La représentation brille de mille et une trouvailles de jeu, de mise en scène, de clins d’œil. La machine est lancée à toute allure : nous avons assisté à la première représentation publique, et l’on ne peut que saluer la virtuosité joyeuse du groupe, son engagement dans la centrifugeuse des cinq actes qui s’apaisent en un dénouement de conte de fées : retrouvailles d’un père, d’un frère, d’une sœur… Le groupe : les comédiens, mais aussi toute la bande des techniciens, maquilleurs, chargés de son, de la musique, des lumières, etc…, et qui vont et viennent ici.

Mais avant cela, il aura fallu en passer par la violence d’Harpagon, dévorateur d’enfants, sa maladie d’avaricieux forcené, son aveuglement narcissique qui lui fait désirer la très jeune femme que son fils a élue, sa hargne destructrice, sa solitude amère, sa panique épouvantable si sa chère cassette disparaît. Il aura fallu découvrir Harpagon. Cet Harpagon arraché à l’histoire des interprètes, de Molière lui-même à Michel Bouquet en passant par Charles Dullin. Un très grand Harpagon, impressionnant dans la peur qu’il inspire, comme dans la rage, bouleversant dans la perdition du petit enfant inconsolé, qu’il est aussi. Un être humain. John Arnold est magnifique, qui joue, des années après ses débuts, en face, chez Ariane Mnouchkine, au Théâtre du Soleil, petit jeune homme dans Méphisto, d’après Klaus Mann, en 1979, cette partition dont son maître au Conservatoire et dans la vie, Michel Bouquet, fit une immense création, sous la direction de Pierre Franck. Dans cette production de 1989, John Arnold était Cléante. Le fils maltraité…
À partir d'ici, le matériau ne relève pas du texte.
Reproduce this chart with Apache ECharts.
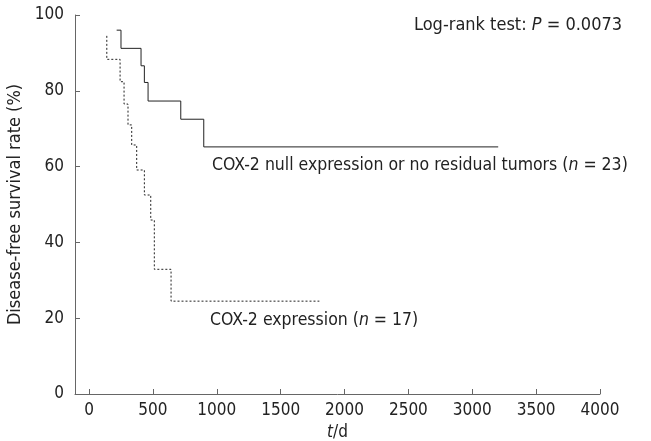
<!DOCTYPE html>
<html>
<head>
<meta charset="utf-8">
<script src="https://cdn.jsdelivr.net/npm/echarts@6/dist/echarts.min.js"></script>
<style>
  html, body { margin: 0; padding: 0; background: #fff; }
  #chart { width: 651px; height: 441px; }
</style>
</head>
<body>
<div id="chart"></div>
<script>
// survival curves (t in days, rate in %)
var nullTimes = [216, 250, 407, 433, 462, 718, 898, 3203];
var nullRates = [96.0, 91.2, 86.6, 82.2, 77.3, 72.5, 65.2, 65.2];

var exprTimes = [139, 139, 243, 274, 305, 334, 373, 433, 483, 511, 642, 1803];
var exprRates = [94.5, 88.3, 82.4, 76.5, 71.0, 65.7, 59.1, 52.5, 45.9, 32.9, 24.5, 24.5];

var xTicks = [0, 500, 1000, 1500, 2000, 2500, 3000, 3500, 4000];

function pairs(ts, vs) {
    var out = [];
    for (var i = 0; i < ts.length; i++) out.push([ts[i], vs[i]]);
    return out;
}

var myChart = echarts.init(document.getElementById('chart'));
var font = '"DejaVu Sans Condensed", "DejaVu Sans"';
var txt = '#222';
var fs = 17;

function note(left, top, text, size) {
    return {
        type: 'text', left: left, top: top,
        style: { text: text, fontFamily: font, fontSize: size, fill: txt,
            rich: { i: { fontStyle: 'italic', fontFamily: font, fontSize: size, fill: txt } } }
    };
}

var option = {
    animation: false,
    grid: { left: 75, right: 51, top: 15, bottom: 47, outerBoundsMode: 'none' },
    xAxis: {
        type: 'value',
        min: -110,
        max: 4000,
        name: '{i|t}/d',
        nameLocation: 'middle',
        nameGap: 22,
        nameTextStyle: { fontFamily: font, fontSize: fs, color: txt,
            rich: { i: { fontStyle: 'italic', fontFamily: font, fontSize: fs, color: txt } } },
        axisLine: { onZero: false, lineStyle: { color: '#666' } },
        axisTick: { inside: true, length: 5, customValues: xTicks, lineStyle: { color: '#666' } },
        axisLabel: { customValues: xTicks, fontFamily: font, fontSize: fs, color: txt, margin: 8,
            formatter: function (v) { return String(v); } },
        splitLine: { show: false }
    },
    yAxis: {
        type: 'value',
        min: 0,
        max: 100,
        interval: 20,
        name: 'Disease-free survival rate (%)',
        nameLocation: 'middle',
        nameGap: 44,
        nameTextStyle: { fontFamily: font, fontSize: 18, color: txt },
        axisLine: { show: true, onZero: false, lineStyle: { color: '#666' } },
        axisTick: { show: true, inside: true, length: 5, lineStyle: { color: '#666' } },
        axisLabel: { fontFamily: font, fontSize: fs, color: txt, margin: 11 },
        splitLine: { show: false }
    },
    series: [
        {
            name: 'COX-2 null expression or no residual tumors',
            type: 'line',
            step: 'end',
            symbol: 'none',
            lineStyle: { color: '#222', width: 1 },
            data: pairs(nullTimes, nullRates)
        },
        {
            name: 'COX-2 expression',
            type: 'line',
            step: 'end',
            symbol: 'none',
            lineStyle: { color: '#222', width: 1, type: [2, 2] },
            data: pairs(exprTimes, exprRates)
        }
    ],
    graphic: [
        note(414, 16, 'Log-rank test: {i|P} = 0.0073', 18),
        note(212, 156, 'COX-2 null expression or no residual tumors ({i|n} = 23)', 17.5),
        note(210, 311, 'COX-2 expression ({i|n} = 17)', 17.5)
    ]
};

myChart.setOption(option);
</script>
</body>
</html>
Courez, courez, courez à la Tempête. Quant aux objets que vous apportez, ils sont tous remis ensuite à l’une des très grandes ressourceries solidaires de Paris, La Petite Rockette. Rien ne se perd !

Théâtre de la Tempête, du mardi au samedi à 20h00, dimanche à 16h00. Durée : 2h30 (compte tenu de l’installation). Jusqu’au 20 octobre. Tél : 01 43 28 36 36.

Adresses : La Rocquette Père Lachaise (11ème), La Rocquette Mongallet (12ème) et aussi « La Trockette », café-atelier et restaurant anti-gaspi de quarante couverts.

La Cyclette (11ème), atelier vélo participatif et solidaire.

La Cadette (12ème), friperie solidaire et atelier de réparation.